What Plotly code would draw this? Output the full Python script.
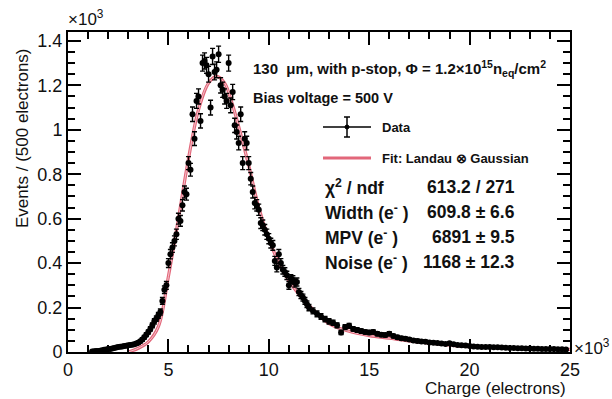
import numpy as np
import plotly.graph_objects as go

# ---- data (charge in 10^3 electrons, events in 10^3) ----
charge_a = [1.2,1.3,1.4,1.5,1.6,1.7,1.8,1.9,2.0,2.1,2.2,2.3,2.4,2.5,2.6,2.7,2.8,2.9,3.0,
            3.1,3.2,3.3,3.4,3.5,3.6,3.7,3.8,3.9,4.0,4.1,4.2,4.3,4.4,4.5,4.6,4.7,4.8,4.9,5.0,
            5.1,5.2,5.3,5.4,5.5,5.6,5.7,5.8,5.9,6.0,6.1,6.2,6.3,6.4,6.5,6.6,6.7,6.8,6.9,7.0,
            7.1,7.2,7.3,7.4,7.5,7.6,7.7,7.8,7.9,8.0,8.1,8.2,8.3,8.4,8.5,8.6,8.7,8.8,8.9,9.0,
            9.1,9.2,9.3,9.4,9.5,9.6,9.7,9.8,9.9,10.0,10.1,10.2,10.3,10.4,10.5,10.6,10.7,10.8,
            10.9,11.0,11.1,11.2,11.3,11.4,11.5,11.6,11.7,11.8,11.9,12.0]
events_a = [0.002,0.003,0.004,0.005,0.006,0.008,0.010,0.011,0.013,0.014,0.016,0.018,0.020,0.022,0.024,0.025,0.027,0.028,0.030,
            0.031,0.033,0.035,0.038,0.042,0.048,0.056,0.066,0.078,0.090,0.104,0.120,0.138,0.150,0.165,0.180,0.230,0.280,0.300,0.400,
            0.440,0.470,0.500,0.530,0.600,0.590,0.660,0.720,0.710,0.850,0.820,1.070,0.960,1.130,1.150,1.040,1.300,1.310,1.290,1.250,
            1.100,1.330,1.260,1.270,1.340,1.200,1.180,1.150,1.130,1.300,1.110,1.170,1.020,0.990,0.940,1.070,0.850,0.960,0.940,0.850,
            0.780,0.720,0.670,0.660,0.640,0.580,0.570,0.550,0.530,0.510,0.490,0.480,0.410,0.380,0.440,0.400,0.370,0.360,
            0.345,0.300,0.330,0.325,0.310,0.315,0.270,0.256,0.245,0.230,0.215,0.200]
charge_b = [12.2,12.4,12.6,12.8,13.0,13.2,13.4,13.6,13.8,14.0,14.2,14.4,14.6,14.8,15.0,15.2,15.4,15.6,15.8,16.0,
            16.2,16.4,16.6,16.8,17.0,17.2,17.4,17.6,17.8,18.0,18.2,18.4,18.6,18.8,19.0,19.2,19.4,19.6,19.8,20.0,
            20.2,20.4,20.6,20.8,21.0,21.2,21.4,21.6,21.8,22.0,22.2,22.4,22.6,22.8,23.0,23.2,23.4,23.6,23.8,24.0,
            24.2,24.4,24.6,24.8]
events_b = [0.185,0.172,0.160,0.148,0.138,0.132,0.120,0.088,0.112,0.118,0.104,0.099,0.094,0.090,0.088,0.090,0.082,0.078,0.076,0.082,
            0.072,0.066,0.062,0.060,0.056,0.052,0.050,0.047,0.046,0.043,0.042,0.040,0.038,0.036,0.039,0.035,0.032,0.030,0.029,0.027,
            0.025,0.024,0.023,0.022,0.022,0.021,0.021,0.020,0.019,0.018,0.018,0.017,0.017,0.016,0.016,0.015,0.015,0.014,0.014,0.013,
            0.013,0.012,0.012,0.011]

fit_charge = [3.0,3.5,4.0,4.5,5.0,5.5,6.0,6.5,7.0,7.4,7.8,8.2,8.6,9.0,9.5,10.0,10.5,11.0,11.5,12.0,
              13.0,14.0,15.0,16.0,17.0,18.0,19.0,20.0,22.0,25.0]
fit_events = [0.0,0.017,0.046,0.114,0.34,0.60,0.87,1.09,1.21,1.24,1.21,1.11,0.98,0.84,0.65,0.51,0.40,0.32,0.26,0.21,
              0.128,0.093,0.074,0.062,0.050,0.040,0.031,0.024,0.018,0.012]

x_ticks = [0, 5, 10, 15, 20, 25]
y_ticks = [0, 0.2, 0.4, 0.6, 0.8, 1.0, 1.2, 1.4]
y_tick_text = ["0", "0.2", "0.4", "0.6", "0.8", "1", "1.2", "1.4"]

charge = np.array(charge_a + charge_b)
events = np.array(events_a + events_b)
errors = np.sqrt(events * 1000.0) / 1000.0  # Poisson errors

FONT = "Liberation Sans, Arial, Helvetica, sans-serif"

fig = go.Figure()
fig.add_trace(go.Scatter(
    x=fit_charge, y=fit_events, mode="lines",
    line=dict(color="#e2677a", width=3.2, shape="spline", smoothing=1.0),
    hoverinfo="skip", showlegend=False))
fig.add_trace(go.Scatter(
    x=fit_charge, y=fit_events, mode="lines",
    line=dict(color="#f6cdd4", width=0.9, shape="spline", smoothing=1.0),
    hoverinfo="skip", showlegend=False))
fig.add_trace(go.Scatter(
    x=charge, y=events, mode="markers",
    marker=dict(color="black", size=6),
    error_y=dict(type="data", array=errors, color="black", thickness=1.4, width=2.5),
    showlegend=False))

L, R, T, B = 68, 42, 32, 47
W, H = 612, 399
pw, ph = W - L - R, H - T - B

def px(xp):
    return (xp - L) / pw

def py(yp):
    return (H - B - yp) / ph

axis_common = dict(
    showline=True, linecolor="black", linewidth=2, mirror="allticks",
    ticks="inside", ticklen=13, tickwidth=1.8, tickcolor="black",
    showgrid=False, zeroline=False,
    tickfont=dict(family=FONT, size=18, color="#111"),
)

fig.update_xaxes(range=[0, 25], tickvals=x_ticks,
                 minor=dict(ticks="inside", ticklen=7, tickwidth=1.5, tickcolor="black", dtick=1),
                 **axis_common)
fig.update_yaxes(range=[0, 1.44], tickvals=y_ticks, ticktext=y_tick_text,
                 minor=dict(ticks="inside", ticklen=7, tickwidth=1.5, tickcolor="black", dtick=0.05),
                 **axis_common)

ann = []
def text(xp, yp, s, size, xanchor="left", bold=False, angle=0, yanchor="middle"):
    if bold:
        s = "<b>" + s + "</b>"
    ann.append(dict(xref="paper", yref="paper", x=px(xp), y=py(yp), text=s,
                    showarrow=False, xanchor=xanchor, yanchor=yanchor, textangle=angle,
                    font=dict(family=FONT, size=size, color="#111")))

text(66, 18, "×10<sup>3</sup>", 17)
text(572, 347, "×10<sup>3</sup>", 17)
text(22, 138, "Events / (500 electrons)", 17, xanchor="center", angle=-90)
text(568, 388, "Charge (electrons)", 17, xanchor="right")
text(251, 68, "130  μm, with p-stop, Φ = 1.2×10<sup>15</sup>n<sub>eq</sub>/cm<sup>2</sup>", 15, bold=True)
text(251, 98, "Bias voltage = 500 V", 14.5, bold=True)
text(380, 127, "Data", 13, bold=True)
text(380, 158, "Fit: Landau ⊗ Gaussian", 13, bold=True)
stats = [("χ<sup>2</sup> / ndf", "613.2 / 271", 187),
         ("Width (e<sup>-</sup> )", "609.8 ± 6.6", 212),
         ("MPV (e<sup>-</sup> )", "6891 ± 9.5", 237),
         ("Noise (e<sup>-</sup> )", "1168 ± 12.3", 262)]
for lab, val, yy in stats:
    text(323, yy, lab, 17.5, bold=True)
    text(517, yy, val, 17.5, bold=True, xanchor="right")

shapes = [
    dict(type="line", xref="paper", yref="paper", x0=px(323), x1=px(371), y0=py(127), y1=py(127),
         line=dict(color="black", width=1.5)),
    dict(type="line", xref="paper", yref="paper", x0=px(347), x1=px(347), y0=py(117), y1=py(137),
         line=dict(color="black", width=1.5)),
    dict(type="line", xref="paper", yref="paper", x0=px(344), x1=px(350), y0=py(117), y1=py(117),
         line=dict(color="black", width=1.5)),
    dict(type="line", xref="paper", yref="paper", x0=px(344), x1=px(350), y0=py(137), y1=py(137),
         line=dict(color="black", width=1.5)),
    dict(type="circle", xref="paper", yref="paper", x0=px(345), x1=px(349), y0=py(125), y1=py(129),
         fillcolor="black", line=dict(color="black", width=1)),
    dict(type="line", xref="paper", yref="paper", x0=px(323), x1=px(371), y0=py(158), y1=py(158),
         line=dict(color="#e2677a", width=3)),
]

fig.update_layout(
    width=W, height=H,
    margin=dict(l=L, r=R, t=T, b=B),
    paper_bgcolor="white", plot_bgcolor="white",
    annotations=ann, shapes=shapes,
    showlegend=False,
)

fig.write_html("out.html")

■ ■ ■ ■ ■

» **What you are asked to do**: Begin at the first line of the material and copy each line exactly through the one containing "import plotly.graph_objects as go". Omit pictures.

» **Answer below**:
What Plotly code would draw this? Output the full Python script.
import numpy as np
import plotly.graph_objects as go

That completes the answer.